- [Instructions to follow]
Look at the data below and print exactly the lines from its first line through the line with "ticks_d = [500, 750, 1000, 1250, 1500, 1750, 2000, 2250]"; the pictures stay out of the copy.

▬▬▬▬▬▬▬▬▬▬

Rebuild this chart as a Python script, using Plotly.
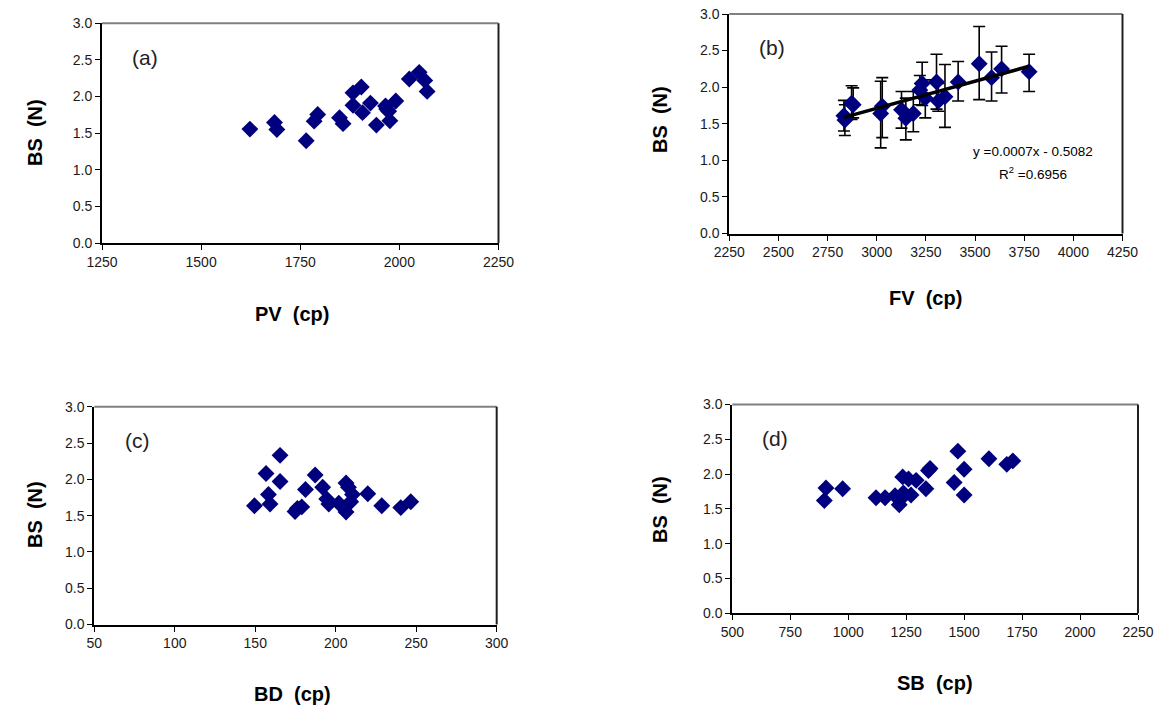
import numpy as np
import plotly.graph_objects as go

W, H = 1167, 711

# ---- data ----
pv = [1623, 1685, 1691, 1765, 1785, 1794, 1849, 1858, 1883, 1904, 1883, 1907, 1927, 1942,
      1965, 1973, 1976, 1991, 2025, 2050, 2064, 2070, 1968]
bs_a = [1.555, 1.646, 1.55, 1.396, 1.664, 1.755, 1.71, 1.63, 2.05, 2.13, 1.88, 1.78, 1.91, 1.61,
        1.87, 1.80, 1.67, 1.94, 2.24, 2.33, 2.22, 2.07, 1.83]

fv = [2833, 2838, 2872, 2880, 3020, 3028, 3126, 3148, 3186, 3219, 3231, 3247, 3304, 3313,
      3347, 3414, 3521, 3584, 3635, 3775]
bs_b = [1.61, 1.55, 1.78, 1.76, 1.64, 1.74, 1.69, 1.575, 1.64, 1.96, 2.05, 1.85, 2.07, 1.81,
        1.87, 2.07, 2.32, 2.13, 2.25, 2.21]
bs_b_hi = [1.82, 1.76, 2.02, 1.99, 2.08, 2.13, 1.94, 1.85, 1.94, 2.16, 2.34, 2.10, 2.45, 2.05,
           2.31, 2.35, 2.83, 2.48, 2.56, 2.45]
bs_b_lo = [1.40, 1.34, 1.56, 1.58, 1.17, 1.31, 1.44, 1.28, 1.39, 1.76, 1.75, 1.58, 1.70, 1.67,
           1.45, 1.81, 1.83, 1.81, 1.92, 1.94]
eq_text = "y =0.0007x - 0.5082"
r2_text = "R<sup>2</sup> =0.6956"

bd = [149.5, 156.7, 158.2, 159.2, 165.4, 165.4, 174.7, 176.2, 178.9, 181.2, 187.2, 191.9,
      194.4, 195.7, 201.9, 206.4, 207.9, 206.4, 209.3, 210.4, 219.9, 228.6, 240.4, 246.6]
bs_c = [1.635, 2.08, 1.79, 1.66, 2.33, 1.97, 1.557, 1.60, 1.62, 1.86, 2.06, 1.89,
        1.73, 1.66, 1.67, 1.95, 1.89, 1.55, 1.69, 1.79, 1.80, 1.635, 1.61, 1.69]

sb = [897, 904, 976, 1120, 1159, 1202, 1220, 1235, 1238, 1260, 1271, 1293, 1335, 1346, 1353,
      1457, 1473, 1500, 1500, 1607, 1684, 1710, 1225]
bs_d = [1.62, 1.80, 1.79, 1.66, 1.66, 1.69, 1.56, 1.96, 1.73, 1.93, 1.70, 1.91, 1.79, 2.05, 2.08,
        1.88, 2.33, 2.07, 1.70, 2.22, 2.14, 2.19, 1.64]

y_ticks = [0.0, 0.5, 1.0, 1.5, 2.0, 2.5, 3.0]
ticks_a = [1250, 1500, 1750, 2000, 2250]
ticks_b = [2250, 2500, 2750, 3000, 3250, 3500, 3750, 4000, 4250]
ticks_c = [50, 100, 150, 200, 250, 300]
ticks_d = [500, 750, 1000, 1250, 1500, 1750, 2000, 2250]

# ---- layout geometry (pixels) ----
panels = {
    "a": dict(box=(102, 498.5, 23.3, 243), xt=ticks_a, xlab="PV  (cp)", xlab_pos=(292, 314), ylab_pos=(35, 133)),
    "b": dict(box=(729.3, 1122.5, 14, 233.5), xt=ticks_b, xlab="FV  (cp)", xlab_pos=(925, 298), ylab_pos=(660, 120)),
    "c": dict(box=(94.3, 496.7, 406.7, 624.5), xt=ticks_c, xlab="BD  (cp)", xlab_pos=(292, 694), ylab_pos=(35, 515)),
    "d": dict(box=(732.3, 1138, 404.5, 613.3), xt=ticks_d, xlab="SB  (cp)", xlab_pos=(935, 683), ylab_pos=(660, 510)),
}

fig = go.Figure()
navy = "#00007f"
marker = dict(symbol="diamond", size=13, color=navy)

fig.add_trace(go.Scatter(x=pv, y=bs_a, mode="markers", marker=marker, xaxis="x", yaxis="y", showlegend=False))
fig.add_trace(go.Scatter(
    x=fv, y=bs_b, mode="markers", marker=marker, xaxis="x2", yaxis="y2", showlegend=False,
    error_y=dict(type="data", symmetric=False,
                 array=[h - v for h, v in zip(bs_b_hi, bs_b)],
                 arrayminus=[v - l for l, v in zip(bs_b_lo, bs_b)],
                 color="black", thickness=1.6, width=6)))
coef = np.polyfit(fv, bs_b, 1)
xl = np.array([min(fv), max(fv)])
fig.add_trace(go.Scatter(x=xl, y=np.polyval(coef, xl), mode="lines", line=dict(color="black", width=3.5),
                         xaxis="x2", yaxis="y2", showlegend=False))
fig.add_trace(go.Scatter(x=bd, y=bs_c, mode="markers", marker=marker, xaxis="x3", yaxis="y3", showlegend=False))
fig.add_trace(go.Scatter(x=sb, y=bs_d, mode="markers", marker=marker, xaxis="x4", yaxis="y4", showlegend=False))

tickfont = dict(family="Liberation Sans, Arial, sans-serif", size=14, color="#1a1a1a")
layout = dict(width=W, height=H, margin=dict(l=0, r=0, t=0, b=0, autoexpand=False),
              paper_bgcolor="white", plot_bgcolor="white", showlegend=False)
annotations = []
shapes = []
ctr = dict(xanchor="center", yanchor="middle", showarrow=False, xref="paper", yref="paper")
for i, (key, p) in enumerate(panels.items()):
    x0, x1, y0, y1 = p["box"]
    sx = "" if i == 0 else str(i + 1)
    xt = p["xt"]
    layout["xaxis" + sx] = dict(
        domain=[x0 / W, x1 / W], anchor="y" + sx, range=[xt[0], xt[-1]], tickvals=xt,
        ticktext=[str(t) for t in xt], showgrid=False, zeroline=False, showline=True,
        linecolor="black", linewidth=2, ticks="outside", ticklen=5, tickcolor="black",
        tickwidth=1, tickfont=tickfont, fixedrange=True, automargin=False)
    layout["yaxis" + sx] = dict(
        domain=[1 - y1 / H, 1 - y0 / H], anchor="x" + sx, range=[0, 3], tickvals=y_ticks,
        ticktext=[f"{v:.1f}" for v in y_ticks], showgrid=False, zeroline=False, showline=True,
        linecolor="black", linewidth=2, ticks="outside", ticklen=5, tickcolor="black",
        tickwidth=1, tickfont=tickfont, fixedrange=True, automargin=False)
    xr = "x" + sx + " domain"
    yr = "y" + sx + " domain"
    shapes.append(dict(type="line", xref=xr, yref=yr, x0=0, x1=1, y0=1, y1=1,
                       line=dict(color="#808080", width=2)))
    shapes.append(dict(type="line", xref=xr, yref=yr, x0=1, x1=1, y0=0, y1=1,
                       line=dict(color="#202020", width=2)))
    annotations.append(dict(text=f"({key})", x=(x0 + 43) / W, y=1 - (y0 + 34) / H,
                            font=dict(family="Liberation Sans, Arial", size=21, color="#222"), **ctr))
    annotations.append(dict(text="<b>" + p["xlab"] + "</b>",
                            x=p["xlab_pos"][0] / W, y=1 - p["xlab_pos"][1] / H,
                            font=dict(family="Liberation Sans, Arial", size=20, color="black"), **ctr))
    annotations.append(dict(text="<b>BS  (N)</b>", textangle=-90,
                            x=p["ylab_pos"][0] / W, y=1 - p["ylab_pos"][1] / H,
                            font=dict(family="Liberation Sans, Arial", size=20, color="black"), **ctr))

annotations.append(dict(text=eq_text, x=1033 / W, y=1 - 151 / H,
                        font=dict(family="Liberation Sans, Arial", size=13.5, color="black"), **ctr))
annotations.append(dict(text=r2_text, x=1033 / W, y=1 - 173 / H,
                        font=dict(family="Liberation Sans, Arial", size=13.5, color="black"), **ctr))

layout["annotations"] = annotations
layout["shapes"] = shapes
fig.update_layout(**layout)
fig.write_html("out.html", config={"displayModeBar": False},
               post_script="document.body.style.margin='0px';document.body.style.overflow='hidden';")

▬▬▬▬▬▬▬▬▬▬

- [Written reply]
Rebuild this chart as a Python script, using Plotly.
import numpy as np
import plotly.graph_objects as go

W, H = 1167, 711

# ---- data ----
pv = [1623, 1685, 1691, 1765, 1785, 1794, 1849, 1858, 1883, 1904, 1883, 1907, 1927, 1942,
      1965, 1973, 1976, 1991, 2025, 2050, 2064, 2070, 1968]
bs_a = [1.555, 1.646, 1.55, 1.396, 1.664, 1.755, 1.71, 1.63, 2.05, 2.13, 1.88, 1.78, 1.91, 1.61,
        1.87, 1.80, 1.67, 1.94, 2.24, 2.33, 2.22, 2.07, 1.83]

fv = [2833, 2838, 2872, 2880, 3020, 3028, 3126, 3148, 3186, 3219, 3231, 3247, 3304, 3313,
      3347, 3414, 3521, 3584, 3635, 3775]
bs_b = [1.61, 1.55, 1.78, 1.76, 1.64, 1.74, 1.69, 1.575, 1.64, 1.96, 2.05, 1.85, 2.07, 1.81,
        1.87, 2.07, 2.32, 2.13, 2.25, 2.21]
bs_b_hi = [1.82, 1.76, 2.02, 1.99, 2.08, 2.13, 1.94, 1.85, 1.94, 2.16, 2.34, 2.10, 2.45, 2.05,
           2.31, 2.35, 2.83, 2.48, 2.56, 2.45]
bs_b_lo = [1.40, 1.34, 1.56, 1.58, 1.17, 1.31, 1.44, 1.28, 1.39, 1.76, 1.75, 1.58, 1.70, 1.67,
           1.45, 1.81, 1.83, 1.81, 1.92, 1.94]
eq_text = "y =0.0007x - 0.5082"
r2_text = "R<sup>2</sup> =0.6956"

bd = [149.5, 156.7, 158.2, 159.2, 165.4, 165.4, 174.7, 176.2, 178.9, 181.2, 187.2, 191.9,
      194.4, 195.7, 201.9, 206.4, 207.9, 206.4, 209.3, 210.4, 219.9, 228.6, 240.4, 246.6]
bs_c = [1.635, 2.08, 1.79, 1.66, 2.33, 1.97, 1.557, 1.60, 1.62, 1.86, 2.06, 1.89,
        1.73, 1.66, 1.67, 1.95, 1.89, 1.55, 1.69, 1.79, 1.80, 1.635, 1.61, 1.69]

sb = [897, 904, 976, 1120, 1159, 1202, 1220, 1235, 1238, 1260, 1271, 1293, 1335, 1346, 1353,
      1457, 1473, 1500, 1500, 1607, 1684, 1710, 1225]
bs_d = [1.62, 1.80, 1.79, 1.66, 1.66, 1.69, 1.56, 1.96, 1.73, 1.93, 1.70, 1.91, 1.79, 2.05, 2.08,
        1.88, 2.33, 2.07, 1.70, 2.22, 2.14, 2.19, 1.64]

y_ticks = [0.0, 0.5, 1.0, 1.5, 2.0, 2.5, 3.0]
ticks_a = [1250, 1500, 1750, 2000, 2250]
ticks_b = [2250, 2500, 2750, 3000, 3250, 3500, 3750, 4000, 4250]
ticks_c = [50, 100, 150, 200, 250, 300]
ticks_d = [500, 750, 1000, 1250, 1500, 1750, 2000, 2250]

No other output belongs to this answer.